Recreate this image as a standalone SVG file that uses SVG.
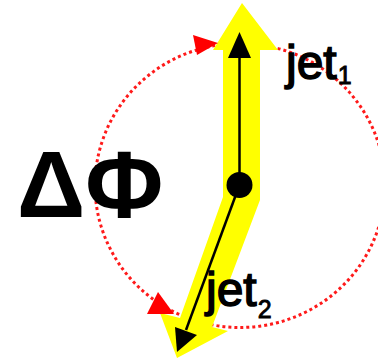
<svg xmlns="http://www.w3.org/2000/svg" width="378" height="361" viewBox="0 0 378 361">
<style>
.orbit{fill:none;stroke:#ff1a1a;stroke-width:3;stroke-dasharray:3 3}
.red{fill:#ff0000}
.band{fill:#ffff00}
.blk{stroke:#000;stroke-width:2.5;fill:none}
.head{fill:#000}
.lbl{font-family:"Liberation Sans",Arial,sans-serif;fill:#000}
.jet{font-size:48px;stroke:#000;stroke-width:1.5}
.sub{font-size:25px;stroke-width:0.9}
</style>
<rect width="378" height="361" fill="#fff"/>
<g id="orbit">
<ellipse class="orbit" cx="240" cy="185.5" rx="145" ry="142"/>
</g>
<g id="dphi">
<text class="lbl" x="17" y="217" font-size="95" font-weight="bold">ΔΦ</text>
</g>
<g id="yellow-jets">
<polygon class="band" points="242,3 278,50 260,50 260,200 212,327 228,331 177,358 160,313 180,318 223,197 223,50 213,50"/>
</g>
<g id="connectors">
<line class="blk" x1="239.5" y1="185" x2="239.5" y2="56"/>
<polygon class="head" points="239.5,32 228,58 251,58"/>
<line class="blk" x1="239.5" y1="185" x2="186" y2="330"/>
<polygon class="head" points="177,352 175,327 197,335"/>
</g>
<g id="center">
<circle cx="239.5" cy="185" r="13" fill="#000"/>
</g>
<g id="arrows">
<polygon class="red" points="193,35 218,43 197,55"/>
<polygon class="red" points="158,292 147,314 174,314"/>
</g>
<g id="jet1">
<text class="lbl jet" x="286" y="79">jet<tspan class="sub" dx="1" dy="5">1</tspan></text>
</g>
<g id="jet2">
<text class="lbl jet" x="206" y="306">jet<tspan class="sub" dx="1" dy="12">2</tspan></text>
</g>
</svg>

+--

Set problem:
Copy out each line exactly, without the pictures.

Result of the exercise:
Recreate this image as a standalone SVG file that uses SVG.
<svg xmlns="http://www.w3.org/2000/svg" width="378" height="361" viewBox="0 0 378 361">
<style>
.orbit{fill:none;stroke:#ff1a1a;stroke-width:3;stroke-dasharray:3 3}
.red{fill:#ff0000}
.band{fill:#ffff00}
.blk{stroke:#000;stroke-width:2.5;fill:none}
.head{fill:#000}
.lbl{font-family:"Liberation Sans",Arial,sans-serif;fill:#000}
.jet{font-size:48px;stroke:#000;stroke-width:1.5}
.sub{font-size:25px;stroke-width:0.9}
</style>
<rect width="378" height="361" fill="#fff"/>
<g id="orbit">
<ellipse class="orbit" cx="240" cy="185.5" rx="145" ry="142"/>
</g>
<g id="dphi">
<text class="lbl" x="17" y="217" font-size="95" font-weight="bold">ΔΦ</text>
</g>
<g id="yellow-jets">
<polygon class="band" points="242,3 278,50 260,50 260,200 212,327 228,331 177,358 160,313 180,318 223,197 223,50 213,50"/>
</g>
<g id="connectors">
<line class="blk" x1="239.5" y1="185" x2="239.5" y2="56"/>
<polygon class="head" points="239.5,32 228,58 251,58"/>
<line class="blk" x1="239.5" y1="185" x2="186" y2="330"/>
<polygon class="head" points="177,352 175,327 197,335"/>
</g>
<g id="center">
<circle cx="239.5" cy="185" r="13" fill="#000"/>
</g>
<g id="arrows">
<polygon class="red" points="193,35 218,43 197,55"/>
<polygon class="red" points="158,292 147,314 174,314"/>
</g>
<g id="jet1">
<text class="lbl jet" x="286" y="79">jet<tspan class="sub" dx="1" dy="5">1</tspan></text>
</g>
<g id="jet2">
<text class="lbl jet" x="206" y="306">jet<tspan class="sub" dx="1" dy="12">2</tspan></text>
</g>
</svg>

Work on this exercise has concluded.